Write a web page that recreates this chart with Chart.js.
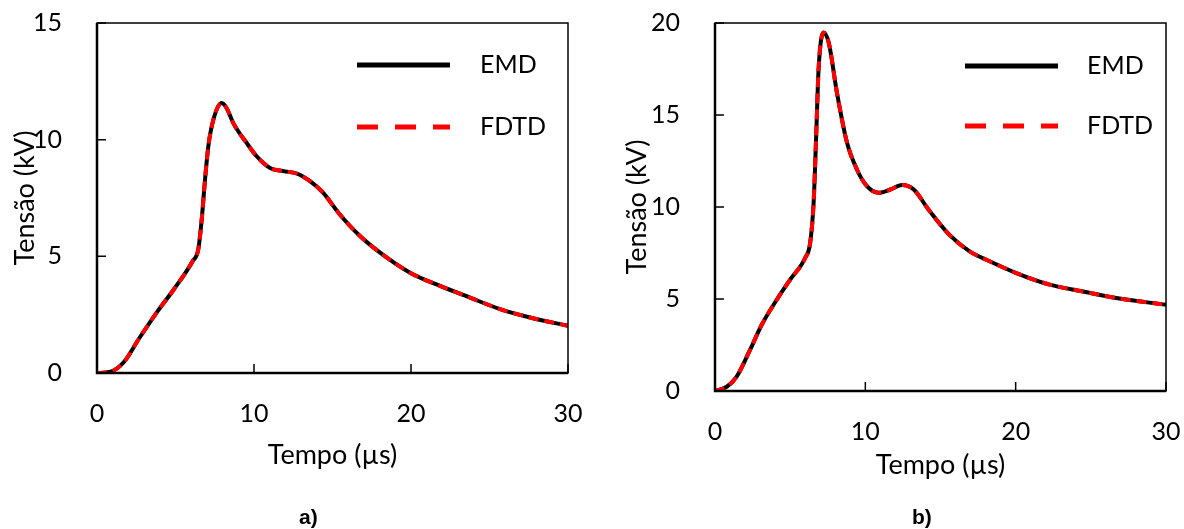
<!DOCTYPE html>
<html>
<head>
<meta charset="utf-8">
<script src="https://cdn.jsdelivr.net/npm/chart.js@4.4.1/dist/chart.umd.min.js"></script>
<style>
  html, body { margin: 0; padding: 0; background: #fff; }
  body { width: 1184px; height: 529px; position: relative; overflow: hidden; }
  .box { position: absolute; top: 0; height: 529px; }
  .tag { position: absolute; top: 505px; font: bold 21px "Liberation Sans", Arial, sans-serif; color: #000; }
</style>
</head>
<body>
<div class="box" id="boxA" style="left:0; width:600px;"><canvas id="chartA"></canvas></div>
<div class="box" id="boxB" style="left:612px; width:572px;"><canvas id="chartB"></canvas></div>
<div class="tag" style="left:299px;">a)</div>
<div class="tag" style="left:912px;">b)</div>

<script>
// --- data (time in µs, voltage in kV) ---
const timeA = [0, 0.8, 1.7, 2.7, 3.8, 4.9, 6.1, 6.45, 6.67, 6.88, 7.09, 7.41, 7.94, 8.26, 8.68, 9.53, 10.17, 11.02, 11.87, 12.72, 13.57, 14.41, 15.4, 16.75, 18.03, 19.94, 21.85, 23.76, 25.67, 27.58, 30];
const emdA  = [0, 0.04, 0.46, 1.5, 2.59, 3.59, 4.8, 5.3, 6.58, 8.29, 9.71, 10.85, 11.57, 11.35, 10.71, 9.86, 9.29, 8.79, 8.65, 8.55, 8.22, 7.72, 6.85, 5.87, 5.16, 4.3, 3.73, 3.23, 2.74, 2.38, 2.02];
const fdtdA = [0, 0.04, 0.46, 1.5, 2.59, 3.59, 4.8, 5.3, 6.58, 8.29, 9.71, 10.85, 11.57, 11.35, 10.71, 9.86, 9.29, 8.79, 8.65, 8.55, 8.22, 7.72, 6.85, 5.87, 5.16, 4.3, 3.73, 3.23, 2.74, 2.38, 2.02];

const timeB = [0, 0.78, 1.44, 2.33, 3.11, 4.11, 5.0, 6.0, 6.33, 6.56, 6.73, 6.89, 7.22, 7.56, 8.11, 8.78, 9.44, 10.11, 10.89, 11.67, 12.44, 13.22, 14.2, 15.58, 16.94, 18.27, 20.04, 22.26, 24.47, 26.69, 30];
const emdB  = [0, 0.23, 0.78, 2.23, 3.6, 4.96, 6.05, 7.23, 8.05, 10.23, 13.86, 17.49, 19.49, 18.95, 16.22, 13.5, 12.04, 11.13, 10.77, 10.95, 11.19, 10.95, 9.86, 8.5, 7.59, 7.05, 6.41, 5.78, 5.41, 5.05, 4.69];
const fdtdB = [0, 0.23, 0.78, 2.23, 3.6, 4.96, 6.05, 7.23, 8.05, 10.23, 13.86, 17.49, 19.49, 18.95, 16.22, 13.5, 12.04, 11.13, 10.77, 10.95, 11.19, 10.95, 9.86, 8.5, 7.59, 7.05, 6.41, 5.78, 5.41, 5.05, 4.69];

const seriesNames = ['EMD', 'FDTD'];
const xTitle = 'Tempo (µs)';
const yTitle = 'Tensão (kV)';

const FONT = 'Lato, "Open Sans", sans-serif';
const FONT_SIZE = 25;
const TITLE_SIZE = 27;

function toPoints(xs, ys) {
    return xs.map((x, i) => ({ x: x, y: ys[i] }));
}

// frame, inner tick marks and the legend drawn on top of the plot
const framePlugin = {
    id: 'frame',
    afterDraw(chart, args, opts) {
        const { ctx, chartArea: a, scales } = chart;
        ctx.save();
        ctx.strokeStyle = '#000';

        // inner ticks
        ctx.lineWidth = 1.5;
        ctx.beginPath();
        scales.x.ticks.forEach(t => {
            const px = scales.x.getPixelForValue(t.value);
            ctx.moveTo(px, a.bottom);
            ctx.lineTo(px, a.bottom - 9);
        });
        scales.y.ticks.forEach(t => {
            const py = scales.y.getPixelForValue(t.value);
            ctx.moveTo(a.left, py);
            ctx.lineTo(a.left + 9, py);
        });
        ctx.stroke();

        // box: left and bottom a bit heavier, like the original
        ctx.lineWidth = 1.5;
        ctx.strokeRect(a.left, a.top, a.right - a.left, a.bottom - a.top);
        ctx.lineWidth = 2.5;
        ctx.beginPath();
        ctx.moveTo(a.left, a.top);
        ctx.lineTo(a.left, a.bottom);
        ctx.lineTo(a.right, a.bottom);
        ctx.stroke();

        // legend
        const lg = opts.legend;
        ctx.lineWidth = 5;
        ctx.strokeStyle = '#000';
        ctx.beginPath();
        ctx.moveTo(lg.x0, lg.y1);
        ctx.lineTo(lg.x1, lg.y1);
        ctx.stroke();
        ctx.strokeStyle = '#ff0000';
        ctx.setLineDash([21, 17]);
        ctx.beginPath();
        ctx.moveTo(lg.x0, lg.y2);
        ctx.lineTo(lg.x1, lg.y2);
        ctx.stroke();
        ctx.setLineDash([]);
        ctx.fillStyle = '#000';
        ctx.font = FONT_SIZE + 'px ' + FONT;
        ctx.textBaseline = 'middle';
        ctx.fillText(seriesNames[0], lg.tx, lg.y1);
        ctx.fillText(seriesNames[1], lg.tx, lg.y2);
        ctx.restore();
    }
};

// keep tick-label overhang from pushing the plot area in
function noOverhang(s) {
    s.paddingTop = 0;
    s.paddingBottom = 0;
    s.paddingLeft = 0;
    s.paddingRight = 0;
}

function makeChart(id, time, emd, fdtd, cfg) {
    const ctx = document.getElementById(id).getContext('2d');
    return new Chart(ctx, {
        type: 'line',
        data: {
            datasets: [
                {
                    label: seriesNames[1],
                    data: toPoints(time, fdtd),
                    borderColor: '#ff0000',
                    borderWidth: 4,
                    borderDash: [10, 6],
                    pointRadius: 0,
                    cubicInterpolationMode: 'monotone',
                    order: 0
                },
                {
                    label: seriesNames[0],
                    data: toPoints(time, emd),
                    borderColor: '#000000',
                    borderWidth: 4,
                    pointRadius: 0,
                    cubicInterpolationMode: 'monotone',
                    order: 1
                }
            ]
        },
        options: {
            responsive: true,
            maintainAspectRatio: false,
            animation: false,
            layout: { padding: cfg.padding },
            plugins: {
                legend: { display: false },
                tooltip: { enabled: false },
                frame: { legend: cfg.legend }
            },
            scales: {
                x: {
                    type: 'linear',
                    min: 0, max: 30,
                    ticks: { stepSize: 10, padding: 18, maxRotation: 0, color: '#000', font: { family: FONT, size: FONT_SIZE } },
                    grid: { display: false },
                    border: { display: false },
                    title: { display: true, text: xTitle, color: '#000', padding: 0, font: { family: FONT, size: TITLE_SIZE } },
                    afterFit: s => { s.height = cfg.xHeight; noOverhang(s); }
                },
                y: {
                    min: 0, max: cfg.yMax,
                    ticks: { stepSize: 5, padding: 27, color: '#000', font: { family: FONT, size: FONT_SIZE } },
                    grid: { display: false },
                    border: { display: false },
                    title: { display: true, text: yTitle, color: '#000', padding: { top: cfg.yTitlePad, bottom: 0 }, font: { family: FONT, size: TITLE_SIZE } },
                    afterFit: s => { s.width = cfg.yWidth; noOverhang(s); }
                }
            }
        },
        plugins: [framePlugin]
    });
}

makeChart('chartA', timeA, emdA, fdtdA, {
    yMax: 15,
    padding: { left: 0, top: 23, right: 32, bottom: 529 - 373 - 98 },
    xHeight: 98,
    yWidth: 97,
    yTitlePad: 9,
    legend: { x0: 357, x1: 450, y1: 65, y2: 127, tx: 480 }
});

makeChart('chartB', timeB, emdB, fdtdB, {
    yMax: 20,
    padding: { left: 0, top: 23, right: 18, bottom: 529 - 391 - 90 },
    xHeight: 90,
    yWidth: 103,
    yTitlePad: 9,
    legend: { x0: 353, x1: 446, y1: 66, y2: 126, tx: 475 }
});
</script>
</body>
</html>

-*-

- _THE REQUEST_
Write out each line of the listing above, exactly, from its first line to the line holding "const yTitle = 'Tensão (kV)';", inclusive. Skip the pictures.

- _EXERCISE RESPONSE_
Write a web page that recreates this chart with Chart.js.
<!DOCTYPE html>
<html>
<head>
<meta charset="utf-8">
<script src="https://cdn.jsdelivr.net/npm/chart.js@4.4.1/dist/chart.umd.min.js"></script>
<style>
  html, body { margin: 0; padding: 0; background: #fff; }
  body { width: 1184px; height: 529px; position: relative; overflow: hidden; }
  .box { position: absolute; top: 0; height: 529px; }
  .tag { position: absolute; top: 505px; font: bold 21px "Liberation Sans", Arial, sans-serif; color: #000; }
</style>
</head>
<body>
<div class="box" id="boxA" style="left:0; width:600px;"><canvas id="chartA"></canvas></div>
<div class="box" id="boxB" style="left:612px; width:572px;"><canvas id="chartB"></canvas></div>
<div class="tag" style="left:299px;">a)</div>
<div class="tag" style="left:912px;">b)</div>

<script>
// --- data (time in µs, voltage in kV) ---
const timeA = [0, 0.8, 1.7, 2.7, 3.8, 4.9, 6.1, 6.45, 6.67, 6.88, 7.09, 7.41, 7.94, 8.26, 8.68, 9.53, 10.17, 11.02, 11.87, 12.72, 13.57, 14.41, 15.4, 16.75, 18.03, 19.94, 21.85, 23.76, 25.67, 27.58, 30];
const emdA  = [0, 0.04, 0.46, 1.5, 2.59, 3.59, 4.8, 5.3, 6.58, 8.29, 9.71, 10.85, 11.57, 11.35, 10.71, 9.86, 9.29, 8.79, 8.65, 8.55, 8.22, 7.72, 6.85, 5.87, 5.16, 4.3, 3.73, 3.23, 2.74, 2.38, 2.02];
const fdtdA = [0, 0.04, 0.46, 1.5, 2.59, 3.59, 4.8, 5.3, 6.58, 8.29, 9.71, 10.85, 11.57, 11.35, 10.71, 9.86, 9.29, 8.79, 8.65, 8.55, 8.22, 7.72, 6.85, 5.87, 5.16, 4.3, 3.73, 3.23, 2.74, 2.38, 2.02];

const timeB = [0, 0.78, 1.44, 2.33, 3.11, 4.11, 5.0, 6.0, 6.33, 6.56, 6.73, 6.89, 7.22, 7.56, 8.11, 8.78, 9.44, 10.11, 10.89, 11.67, 12.44, 13.22, 14.2, 15.58, 16.94, 18.27, 20.04, 22.26, 24.47, 26.69, 30];
const emdB  = [0, 0.23, 0.78, 2.23, 3.6, 4.96, 6.05, 7.23, 8.05, 10.23, 13.86, 17.49, 19.49, 18.95, 16.22, 13.5, 12.04, 11.13, 10.77, 10.95, 11.19, 10.95, 9.86, 8.5, 7.59, 7.05, 6.41, 5.78, 5.41, 5.05, 4.69];
const fdtdB = [0, 0.23, 0.78, 2.23, 3.6, 4.96, 6.05, 7.23, 8.05, 10.23, 13.86, 17.49, 19.49, 18.95, 16.22, 13.5, 12.04, 11.13, 10.77, 10.95, 11.19, 10.95, 9.86, 8.5, 7.59, 7.05, 6.41, 5.78, 5.41, 5.05, 4.69];

const seriesNames = ['EMD', 'FDTD'];
const xTitle = 'Tempo (µs)';
const yTitle = 'Tensão (kV)';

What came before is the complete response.